Ed Dickson is officially hanging it up, and the former tight end wants to forever be known as a Raven.
Dickson, 35, was drafted by the Ravens in 2010 and played his first four seasons in Baltimore. He was a key part of their Super Bowl XLVII team, sharing the tight end duties with Dennis Pitta.
While Dickson never became a big-time pass catching tight end, he had a 10-year career in the NFL – a feat not too many players accomplish.
"Baltimore set the standard," Dickson said this week. "They helped me come in and create a career, build a career, create a leadership mentality that spring boarded my career from that first year to 10-plus. I've always been satisfied with my time I spent in Baltimore. After revisiting it with the family, I wanted to retire a Raven and be a Raven for life."
Dickson played the same number of years (four) as a Carolina Panther as he did a Raven. But, as the Ravens get set to play the Panthers this Sunday at M&T Bank Stadium, Dickson knows his heart is purple.
He's been debating whether to officially retire for a little while. His last game played was in 2018 with the Seattle Seahawks, which was sort of a homecoming as he grew up on the West Coast and played his college ball at Oregon. The Seahawks had signed him to a three-year contract before the 2018 season, but a knee injury derailed his time there and ultimately brought his career to a close.
Dickson still lives in Seattle and is married with four kids. Fatherhood has always been very important to him, and he and his wife are trying to launch a real estate business.
"Moving onto the next chapter," Dickson said. "I debated on going back for a while, but I was like, 'No, I've still got decent health.' So I put the cleats away to be a fan."
Dickson and Pitta were 2010 draft mates, with Dickson being picked in the third round and Pitta in the fourth. They backed up Todd Heap as rookies, then Dickson broke out in 2011, setting career highs in receptions (54), receiving yards (528) and touchdowns (five). There was one epic game in Seattle when he caught 10 passes on 14 targets and two touchdowns.
However, the Pitta-Joe Flacco connection took off in 2012, and Pitta became the Ravens' go-to pass catching tight end. Dickson handled it with class, evolving his role to help the team.

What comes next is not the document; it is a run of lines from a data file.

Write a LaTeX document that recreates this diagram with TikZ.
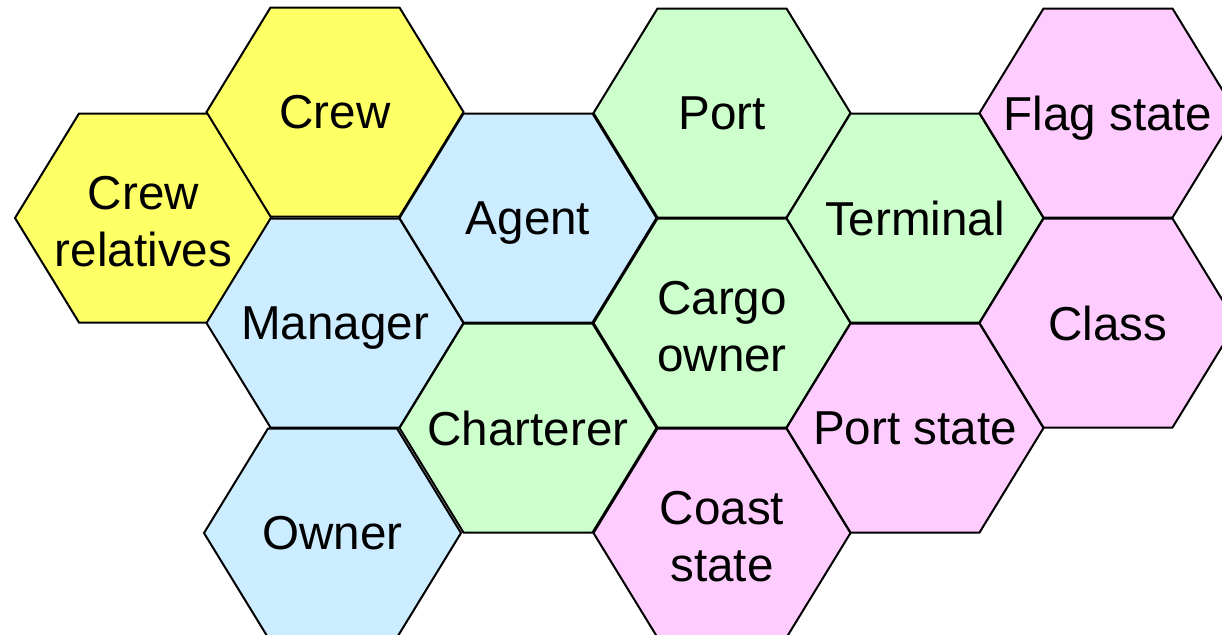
\documentclass[tikz,border=0pt]{standalone}
\usepackage{fontspec}
\setmainfont{Liberation Sans}
\definecolor{hexyellow}{HTML}{FFFF66}
\definecolor{hexblue}{HTML}{CCECFF}
\definecolor{hexgreen}{HTML}{CCFFCC}
\definecolor{hexpink}{HTML}{FFCCFF}
\tikzset{
  hexcellshape/.style={draw=black, line width=1pt, line join=miter},
  hexlabel/.style={align=center, font=\fontsize{23.8}{28.8}\selectfont, inner sep=0pt, text depth=0pt},
  twoline/.style={yshift=-1.6pt}
}
\newcommand\hexcell[6][]{%
  \path[hexcellshape, fill=#4] ({#2-128.5},{#3}) -- ({#2-64.5},{#3-104.5}) -- ({#2+64.5},{#3-104.5})
    -- ({#2+128.5},{#3}) -- ({#2+64.5},{#3+104.5}) -- ({#2-64.5},{#3+104.5}) -- cycle;
  \node[hexlabel,#1] (#5) at (#2,#3) {#6};%
}
\begin{document}
\begin{tikzpicture}[x=0.5pt,y=-0.5pt]
\useasboundingbox (0,0) rectangle (1222,634);
\clip (0,0) rectangle (1222,634);
\hexcell[twoline]{143.5}{218}{hexyellow}{crewrel}{Crew\\relatives}
\hexcell{335}{112}{hexyellow}{crew}{Crew}
\hexcell{335}{323}{hexblue}{manager}{Manager}
\hexcell{332.5}{533}{hexblue}{owner}{Owner}
\hexcell{528}{218}{hexblue}{agent}{Agent}
\hexcell{528}{428}{hexgreen}{charterer}{Charterer}
\hexcell{722}{113}{hexgreen}{port}{Port}
\hexcell[twoline]{722}{323}{hexgreen}{cargo}{Cargo\\owner}
\hexcell[twoline]{722}{533}{hexpink}{coast}{Coast\\state}
\hexcell{915}{218}{hexgreen}{terminal}{Terminal}
\hexcell{915}{428}{hexpink}{portstate}{Port state}
\hexcell{1108}{113}{hexpink}{flag}{Flag state}
\hexcell{1108}{323}{hexpink}{class}{Class}
\end{tikzpicture}
\end{document}
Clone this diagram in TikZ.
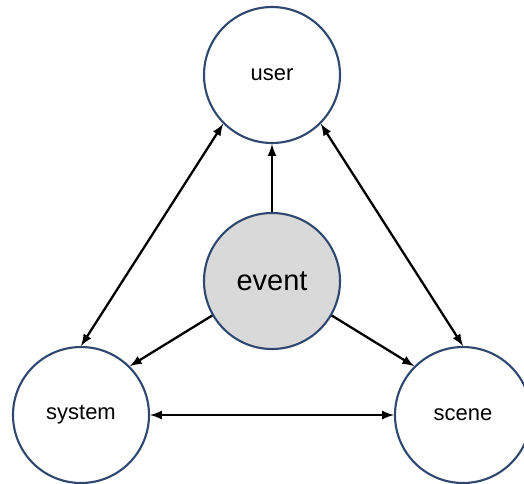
\documentclass[tikz,border=0pt]{standalone}
\usepackage{fontspec}
\setsansfont{Liberation Sans}
\usepackage{tikz}
\usetikzlibrary{positioning,arrows}
\definecolor{rimblue}{RGB}{47,72,112}
\definecolor{eventgray}{RGB}{217,217,217}
\tikzset{
	actor/.style={circle,draw=rimblue,line width=1.2pt,fill=white,inner sep=0pt,
		minimum size=2.72cm,font=\sffamily\fontsize{12.5}{14}\selectfont},
	centre/.style={actor,fill=eventgray,font=\sffamily\fontsize{16.5}{18}\selectfont},
	link/.style={line width=1.3pt,-latex},
	both/.style={line width=1.3pt,latex-latex}
}

\begin{document}
\begin{tikzpicture}
	\def\largeur{10.48}
	\def\hauteur{9.66}
\useasboundingbox (0,0) rectangle (\largeur,-\hauteur);
\clip (0,0) rectangle (\largeur,-\hauteur); % circles run off the bottom and right edge

%Sommets
\node[actor] (user) at (5.44,-1.5) {user};
\node[centre] (event) at (5.44,-5.62) {event};
\node[actor] (system) at (1.62,-8.3) {system};
\node[actor] (scene) at (9.26,-8.3) {scene};

%Fleches depuis event
\draw[link] (event) -- (user);
\draw[link] (event.210) -- (system.45);
\draw[link] (event.-30) -- (scene.135);

%Fleches du triangle
\draw[both] (user.-135) -- (system.north);
\draw[both] (user.-45) -- (scene.north);
\draw[both] (system) -- (scene);
\end{tikzpicture}
\end{document}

"I got put in the position where I had to become a better blocker than anything. There was room enough for both of us to shine," Dickson said. "When Dennis got his opportunity, he took advantage of it. I couldn't be mad about that. I found an opportunity to get on the field no matter what. That helped me throughout my career."
Dickson caught two passes for 37 yards in the Ravens' Super Bowl XLVII victory. First, he had a tough grab of 24 yards despite taking a big hit. Two plays later, he hauled in a 14-yard reception and was yanked down by his facemask, drawing a penalty. Two plays later, the Ravens scored their second touchdown of the game on a 1-yard touchdown pass to Pitta to open a 14-3 lead. Dickson also blocked on Jacoby Jones' 108-yard kickoff return for a touchdown.
"I didn't have remarkable stats, but I was a part of everything," Dickson said. "Everything played a crucial piece in winning that Super Bowl. I remember every play like it was yesterday and that was over a decade ago."
The Panthers originally signed Dickson to a one-year deal in 2014 when Dickson's Ravens contract expired. Dickson only caught 10 passes for 115 yards and a touchdown in his first season as a Panther, but he was a valuable player who backed up another pass-catching tight end, Greg Olsen. After seeing the leadership Dickson brought from Baltimore, Carolina inked him to a three-year extension the following offseason.
"Baltimore gave me the opportunity to go into Carolina as a veteran player and set that standard," Dickson said. "It was a totally different team, but I became a leader in that locker room based off my time in Baltimore and after listening to all the great leadership I had."
Dickson went to a second Super Bowl with the Panthers in the 2015 season, though they fell to the Broncos.
Dickson is still involved with community service in the Baltimore area, especially the Ed Block Courage award. He has many thanks for Steve Bisciotti, Ozzie Newsome, Eric DeCosta and John Harbaugh, who helped him build a long and successful career.
"Players from Baltimore survive longer because it's a first-class organization," Dickson said.
"More than anything, I enjoyed going out to battle with my teammates. I knew it didn't matter what game we played in, we were always going to be in any game because of the way we played, the way we practiced, our mentality. Nobody wanted to play against the Ravens."